Information provided:

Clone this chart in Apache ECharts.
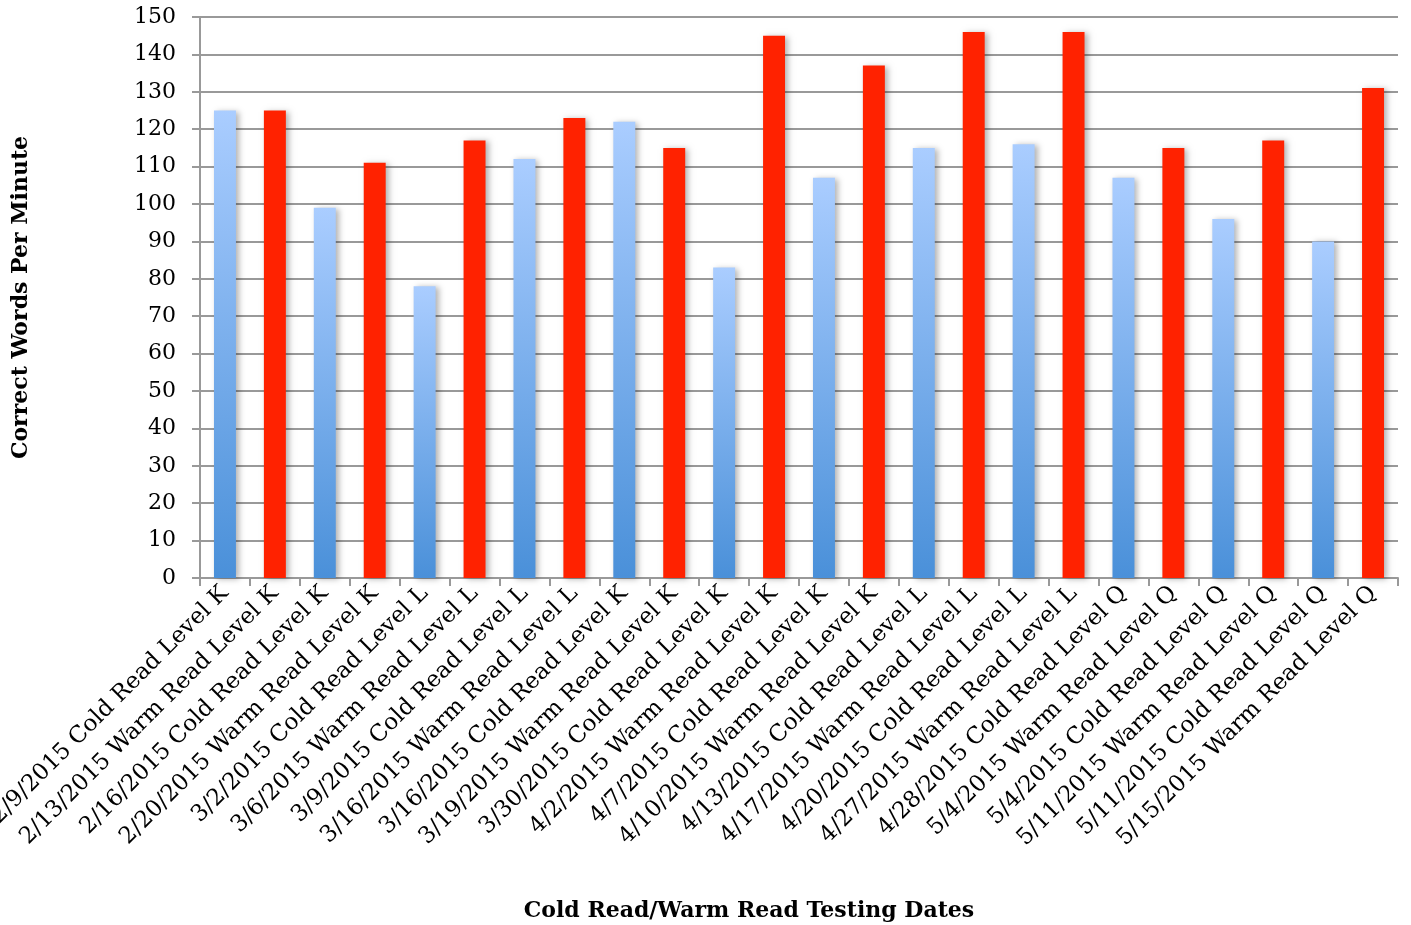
<!DOCTYPE html>
<html>
<head>
<meta charset="utf-8">
<script src="https://cdn.jsdelivr.net/npm/echarts@6/dist/echarts.min.js"></script>
<style>
html,body{margin:0;padding:0;background:#fff;}
#chart{width:1411px;height:925px;}
</style>
</head>
<body>
<div id="chart"></div>
<script>
const categories = [
  "2/9/2015 Cold Read Level K",
  "2/13/2015 Warm Read Level K",
  "2/16/2015 Cold Read Level K",
  "2/20/2015 Warm Read Level K",
  "3/2/2015 Cold Read Level L",
  "3/6/2015 Warm Read Level L",
  "3/9/2015 Cold Read Level L",
  "3/16/2015 Warm Read Level L",
  "3/16/2015 Cold Read Level K",
  "3/19/2015 Warm Read Level K",
  "3/30/2015 Cold Read Level K",
  "4/2/2015 Warm Read Level K",
  "4/7/2015 Cold Read Level K",
  "4/10/2015 Warm Read Level K",
  "4/13/2015 Cold Read Level L",
  "4/17/2015 Warm Read Level L",
  "4/20/2015 Cold Read Level L",
  "4/27/2015 Warm Read Level L",
  "4/28/2015 Cold Read Level Q",
  "5/4/2015 Warm Read Level Q",
  "5/4/2015 Cold Read Level Q",
  "5/11/2015 Warm Read Level Q",
  "5/11/2015 Cold Read Level Q",
  "5/15/2015 Warm Read Level Q"
];
const wordsPerMinute = [125,125,99,111,78,117,112,123,122,115,83,145,107,137,115,146,116,146,107,115,96,117,90,131];
const yTicks = {min:0, max:150, interval:10};
const xTitle = "Cold Read/Warm Read Testing Dates";
const yTitle = "Correct Words Per Minute";

const coldStyle = {
  color: new echarts.graphic.LinearGradient(0,0,0,1,[
    {offset:0,color:'#aacdff'},
    {offset:1,color:'#4a90d9'}
  ])
};
const warmStyle = {color:'#ff2200'};

const chart = echarts.init(document.getElementById('chart'));
const serif = "'DejaVu Serif', serif";
chart.setOption({
  backgroundColor:'#fff',
  animation:false,
  grid:{left:200, right:13, top:17, bottom:347, containLabel:false, outerBoundsMode:'none'},
  xAxis:{
    type:'category',
    data:categories,
    boundaryGap:true,
    name:xTitle,
    nameLocation:'middle',
    nameGap:322,
    nameTextStyle:{fontFamily:serif, fontWeight:'bold', fontSize:22, color:'#000', padding:[0,100,0,0]},
    axisLine:{lineStyle:{color:'#999', width:2}},
    axisTick:{show:true, alignWithLabel:false, length:8, lineStyle:{color:'#999', width:2}},
    axisLabel:{rotate:45, interval:0, margin:12, fontFamily:serif, fontSize:23, color:'#000'}
  },
  yAxis:{
    type:'value',
    min:yTicks.min, max:yTicks.max, interval:yTicks.interval,
    name:yTitle,
    nameLocation:'middle',
    nameGap:168,
    nameTextStyle:{fontFamily:serif, fontWeight:'bold', fontSize:22, color:'#000'},
    axisLine:{show:true, lineStyle:{color:'#999', width:2}},
    axisTick:{show:true, inside:false, length:8, lineStyle:{color:'#999', width:2}},
    axisLabel:{margin:24, fontFamily:serif, fontSize:22, color:'#000'},
    splitLine:{show:true, lineStyle:{color:'#999', width:2}}
  },
  series:[{
    type:'bar',
    barWidth:'44%',
    data:wordsPerMinute.map((v,i)=>({
      value:v,
      itemStyle:Object.assign({
        shadowColor:'rgba(0,0,0,0.3)', shadowBlur:6, shadowOffsetX:3, shadowOffsetY:1
      }, categories[i].indexOf('Cold')>=0 ? coldStyle : warmStyle)
    }))
  }]
});
</script>
</body>
</html>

Prompt: Each line of the data is to be duplicated exactly; pictures stay out of the copy.

Solution:
Clone this chart in Apache ECharts.
<!DOCTYPE html>
<html>
<head>
<meta charset="utf-8">
<script src="https://cdn.jsdelivr.net/npm/echarts@6/dist/echarts.min.js"></script>
<style>
html,body{margin:0;padding:0;background:#fff;}
#chart{width:1411px;height:925px;}
</style>
</head>
<body>
<div id="chart"></div>
<script>
const categories = [
  "2/9/2015 Cold Read Level K",
  "2/13/2015 Warm Read Level K",
  "2/16/2015 Cold Read Level K",
  "2/20/2015 Warm Read Level K",
  "3/2/2015 Cold Read Level L",
  "3/6/2015 Warm Read Level L",
  "3/9/2015 Cold Read Level L",
  "3/16/2015 Warm Read Level L",
  "3/16/2015 Cold Read Level K",
  "3/19/2015 Warm Read Level K",
  "3/30/2015 Cold Read Level K",
  "4/2/2015 Warm Read Level K",
  "4/7/2015 Cold Read Level K",
  "4/10/2015 Warm Read Level K",
  "4/13/2015 Cold Read Level L",
  "4/17/2015 Warm Read Level L",
  "4/20/2015 Cold Read Level L",
  "4/27/2015 Warm Read Level L",
  "4/28/2015 Cold Read Level Q",
  "5/4/2015 Warm Read Level Q",
  "5/4/2015 Cold Read Level Q",
  "5/11/2015 Warm Read Level Q",
  "5/11/2015 Cold Read Level Q",
  "5/15/2015 Warm Read Level Q"
];
const wordsPerMinute = [125,125,99,111,78,117,112,123,122,115,83,145,107,137,115,146,116,146,107,115,96,117,90,131];
const yTicks = {min:0, max:150, interval:10};
const xTitle = "Cold Read/Warm Read Testing Dates";
const yTitle = "Correct Words Per Minute";

const coldStyle = {
  color: new echarts.graphic.LinearGradient(0,0,0,1,[
    {offset:0,color:'#aacdff'},
    {offset:1,color:'#4a90d9'}
  ])
};
const warmStyle = {color:'#ff2200'};

const chart = echarts.init(document.getElementById('chart'));
const serif = "'DejaVu Serif', serif";
chart.setOption({
  backgroundColor:'#fff',
  animation:false,
  grid:{left:200, right:13, top:17, bottom:347, containLabel:false, outerBoundsMode:'none'},
  xAxis:{
    type:'category',
    data:categories,
    boundaryGap:true,
    name:xTitle,
    nameLocation:'middle',
    nameGap:322,
    nameTextStyle:{fontFamily:serif, fontWeight:'bold', fontSize:22, color:'#000', padding:[0,100,0,0]},
    axisLine:{lineStyle:{color:'#999', width:2}},
    axisTick:{show:true, alignWithLabel:false, length:8, lineStyle:{color:'#999', width:2}},
    axisLabel:{rotate:45, interval:0, margin:12, fontFamily:serif, fontSize:23, color:'#000'}
  },
  yAxis:{
    type:'value',
    min:yTicks.min, max:yTicks.max, interval:yTicks.interval,
    name:yTitle,
    nameLocation:'middle',
    nameGap:168,
    nameTextStyle:{fontFamily:serif, fontWeight:'bold', fontSize:22, color:'#000'},
    axisLine:{show:true, lineStyle:{color:'#999', width:2}},
    axisTick:{show:true, inside:false, length:8, lineStyle:{color:'#999', width:2}},
    axisLabel:{margin:24, fontFamily:serif, fontSize:22, color:'#000'},
    splitLine:{show:true, lineStyle:{color:'#999', width:2}}
  },
  series:[{
    type:'bar',
    barWidth:'44%',
    data:wordsPerMinute.map((v,i)=>({
      value:v,
      itemStyle:Object.assign({
        shadowColor:'rgba(0,0,0,0.3)', shadowBlur:6, shadowOffsetX:3, shadowOffsetY:1
      }, categories[i].indexOf('Cold')>=0 ? coldStyle : warmStyle)
    }))
  }]
});
</script>
</body>
</html>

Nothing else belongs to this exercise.